19.10. Interpretation. As used herein, “including” (and its variants) means “including without limitation” (and its variants). Headings are for convenience only. If any provision of these Terms is held to be void, invalid, unenforceable or illegal, the other provisions will continue in full force and effect.
19.11. Independent Contractors. The parties are independent contractors. These Terms will not be construed as constituting either party as a partner of the other or to create any other form of legal association that would give either party the express or implied right, power or authority to create any duty or obligation of the other party.
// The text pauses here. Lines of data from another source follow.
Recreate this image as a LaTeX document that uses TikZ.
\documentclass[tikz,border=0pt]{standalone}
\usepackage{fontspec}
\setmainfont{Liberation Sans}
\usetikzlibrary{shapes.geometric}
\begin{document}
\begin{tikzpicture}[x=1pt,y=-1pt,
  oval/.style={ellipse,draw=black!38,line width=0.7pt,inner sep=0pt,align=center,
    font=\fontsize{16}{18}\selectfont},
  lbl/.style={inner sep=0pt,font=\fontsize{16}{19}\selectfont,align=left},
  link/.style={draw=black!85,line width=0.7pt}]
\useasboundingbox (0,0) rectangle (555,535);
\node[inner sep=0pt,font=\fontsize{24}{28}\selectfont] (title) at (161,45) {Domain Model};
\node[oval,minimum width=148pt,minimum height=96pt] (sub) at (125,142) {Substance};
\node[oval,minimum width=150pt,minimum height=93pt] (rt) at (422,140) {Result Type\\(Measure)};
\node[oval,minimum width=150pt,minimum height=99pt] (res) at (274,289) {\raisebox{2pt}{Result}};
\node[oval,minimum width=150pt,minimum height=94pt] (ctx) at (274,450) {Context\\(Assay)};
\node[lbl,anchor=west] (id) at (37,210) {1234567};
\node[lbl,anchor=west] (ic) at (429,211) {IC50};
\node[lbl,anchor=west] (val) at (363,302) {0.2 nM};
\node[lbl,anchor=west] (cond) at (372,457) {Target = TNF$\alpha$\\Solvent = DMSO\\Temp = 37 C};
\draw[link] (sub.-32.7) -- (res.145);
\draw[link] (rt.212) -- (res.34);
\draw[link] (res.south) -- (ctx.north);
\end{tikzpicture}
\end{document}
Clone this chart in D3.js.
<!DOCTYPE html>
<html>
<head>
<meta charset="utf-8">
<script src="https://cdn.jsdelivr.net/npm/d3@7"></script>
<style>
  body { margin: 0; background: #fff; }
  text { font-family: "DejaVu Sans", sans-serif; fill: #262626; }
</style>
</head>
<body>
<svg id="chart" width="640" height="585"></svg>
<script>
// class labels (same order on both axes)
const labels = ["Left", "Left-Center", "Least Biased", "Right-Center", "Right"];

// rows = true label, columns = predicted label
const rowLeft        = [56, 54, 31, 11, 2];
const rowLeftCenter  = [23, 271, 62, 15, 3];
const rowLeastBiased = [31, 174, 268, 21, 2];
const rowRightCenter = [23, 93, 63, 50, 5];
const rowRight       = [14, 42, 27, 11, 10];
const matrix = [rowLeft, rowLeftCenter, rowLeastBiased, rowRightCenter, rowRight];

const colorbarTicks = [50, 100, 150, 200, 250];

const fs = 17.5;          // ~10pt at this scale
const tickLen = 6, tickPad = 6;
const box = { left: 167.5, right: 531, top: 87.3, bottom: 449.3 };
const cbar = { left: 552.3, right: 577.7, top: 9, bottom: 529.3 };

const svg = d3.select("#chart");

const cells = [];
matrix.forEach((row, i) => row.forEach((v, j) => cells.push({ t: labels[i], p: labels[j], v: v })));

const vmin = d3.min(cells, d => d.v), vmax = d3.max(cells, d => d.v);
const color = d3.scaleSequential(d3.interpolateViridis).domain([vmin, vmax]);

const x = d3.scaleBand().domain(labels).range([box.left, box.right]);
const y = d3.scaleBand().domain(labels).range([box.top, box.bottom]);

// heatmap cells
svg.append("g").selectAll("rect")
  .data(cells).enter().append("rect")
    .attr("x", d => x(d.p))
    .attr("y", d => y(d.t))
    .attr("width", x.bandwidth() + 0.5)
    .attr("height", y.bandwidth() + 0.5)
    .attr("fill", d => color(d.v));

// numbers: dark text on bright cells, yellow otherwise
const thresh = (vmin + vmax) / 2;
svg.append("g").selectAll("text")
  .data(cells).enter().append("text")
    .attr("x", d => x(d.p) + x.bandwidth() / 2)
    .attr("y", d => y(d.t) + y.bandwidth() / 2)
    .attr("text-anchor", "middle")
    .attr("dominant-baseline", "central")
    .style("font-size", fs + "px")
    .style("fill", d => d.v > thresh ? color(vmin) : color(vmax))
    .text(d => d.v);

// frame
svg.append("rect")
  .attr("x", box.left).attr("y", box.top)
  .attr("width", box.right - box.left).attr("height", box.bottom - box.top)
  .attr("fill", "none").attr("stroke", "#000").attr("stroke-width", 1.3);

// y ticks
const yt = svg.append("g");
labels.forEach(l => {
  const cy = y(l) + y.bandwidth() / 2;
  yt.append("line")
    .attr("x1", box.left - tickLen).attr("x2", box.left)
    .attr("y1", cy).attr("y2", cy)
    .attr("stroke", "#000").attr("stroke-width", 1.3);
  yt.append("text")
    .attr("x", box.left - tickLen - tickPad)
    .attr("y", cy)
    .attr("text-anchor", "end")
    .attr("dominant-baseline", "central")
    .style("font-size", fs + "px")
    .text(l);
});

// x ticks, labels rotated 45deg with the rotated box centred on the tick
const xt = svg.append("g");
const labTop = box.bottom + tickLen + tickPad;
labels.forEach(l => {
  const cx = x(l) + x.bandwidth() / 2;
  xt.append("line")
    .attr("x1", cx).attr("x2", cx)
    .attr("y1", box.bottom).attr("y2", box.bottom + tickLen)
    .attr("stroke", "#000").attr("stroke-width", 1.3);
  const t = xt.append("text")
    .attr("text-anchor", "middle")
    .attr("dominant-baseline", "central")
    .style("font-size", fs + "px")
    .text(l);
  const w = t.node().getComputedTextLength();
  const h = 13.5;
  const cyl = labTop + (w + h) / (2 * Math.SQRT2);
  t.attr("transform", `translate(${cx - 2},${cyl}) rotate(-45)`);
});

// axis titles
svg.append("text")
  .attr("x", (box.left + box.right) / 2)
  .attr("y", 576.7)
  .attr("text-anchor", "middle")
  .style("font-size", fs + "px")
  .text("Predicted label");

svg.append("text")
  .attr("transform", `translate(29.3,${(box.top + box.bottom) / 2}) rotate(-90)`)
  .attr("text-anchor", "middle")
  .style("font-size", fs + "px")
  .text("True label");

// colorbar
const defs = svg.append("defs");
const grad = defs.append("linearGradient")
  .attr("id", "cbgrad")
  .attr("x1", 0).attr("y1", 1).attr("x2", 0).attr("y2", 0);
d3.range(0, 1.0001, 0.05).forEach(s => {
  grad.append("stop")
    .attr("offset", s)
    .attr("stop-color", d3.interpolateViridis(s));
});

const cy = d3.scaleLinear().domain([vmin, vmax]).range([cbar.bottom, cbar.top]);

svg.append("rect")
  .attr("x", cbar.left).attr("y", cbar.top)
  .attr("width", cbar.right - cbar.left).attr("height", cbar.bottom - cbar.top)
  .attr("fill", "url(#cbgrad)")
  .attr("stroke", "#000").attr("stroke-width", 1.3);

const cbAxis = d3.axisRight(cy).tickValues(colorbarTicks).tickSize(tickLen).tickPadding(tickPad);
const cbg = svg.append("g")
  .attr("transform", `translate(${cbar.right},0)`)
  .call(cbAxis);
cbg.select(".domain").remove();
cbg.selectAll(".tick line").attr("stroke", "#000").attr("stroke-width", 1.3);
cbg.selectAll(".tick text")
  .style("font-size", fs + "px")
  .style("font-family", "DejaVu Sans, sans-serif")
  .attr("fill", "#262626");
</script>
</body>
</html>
“Additional Services” means any additional support, training, configuration or other services related to the Product that we may make available and provide to you, as identified in an Order. For the avoidance of doubt, Additional Services do not include the standard level of support included in your subscription.
“Administrators” mean the personnel designated by Customer to administer Customer’s account and to added additional Authorized Users on your behalf.
“Affiliate” means an entity which, directly or indirectly, owns or controls, is owned or is controlled by or is under common ownership or control with a party, where “control” means the power to direct the management or affairs of an entity, and “ownership” means the beneficial ownership of greater than 50% of the voting equity securities or other equivalent voting interests of the entity.
“Documentation” means our standard published documentation for the Product.
“Authorized User” means an individual Customer invites or authorizes to use the Product under Customer’s account, and who has been supplied a user identification and password. Authorized Users may include, for example, Customer’s employees, consultants, contractors and agents acting on behalf of Customer.
“Customer Data” means any data, content, code, video, images or other materials of any type that you (including any of your Authorized Users) submit to the Product. In this context, “submit” (and any similar term) includes submitting, uploading, transmitting or otherwise making available Customer Data to or through the Product.
“End User Account” means an account established under Customer’s primary account to enable an Authorized User to use or access the Product.
“HIPAA” means the Health Insurance Portability and Accountability Act, as amended and supplemented.
“Laws” means all applicable local, state, federal and international laws, regulations and conventions, including those related to data privacy and data transfer, international communications and the exportation of technical or personal data.
“Order” means the applicable online order page(s), flows and processing or a written ordering document executed by Customer and Xerox, describing the products and services you are ordering from us and, as applicable, their permitted scope of use. As applicable, the Order will identify: (i) the Product(s), (ii) the number of Authorized Users, Subscription Term, storage capacity or limits, or other scope of use parameters and (iii) (for paid Orders) the amount or rate you will be charged, the billing and renewal terms, applicable currency, and form of payment. Orders may also include Additional Services and No-Charge Products.
“Subscription Term” means your permitted subscription period for the Product, as set forth in the applicable Order.
“Support” means support for the Product. Your Support level will be specified in the applicable Order.
“Transaction Taxes” means any and all taxes that are required to be paid in respect of any transaction and resulting amounts payable under these Terms and any Order, including but not limited to sales, use, value added taxes, services, rental, excise, transactionally-based gross receipts, and privilege taxes, plus any interest and/or penalty thereon. Transaction Taxes do not include taxes on Xerox’s income, capital, or employment, or taxes for the privilege of doing business.
“Withholding Taxes” means any and all taxes or amounts that the Customer is required by applicable law to withhold or deduct from any amounts payable pursuant to these Terms and any Order.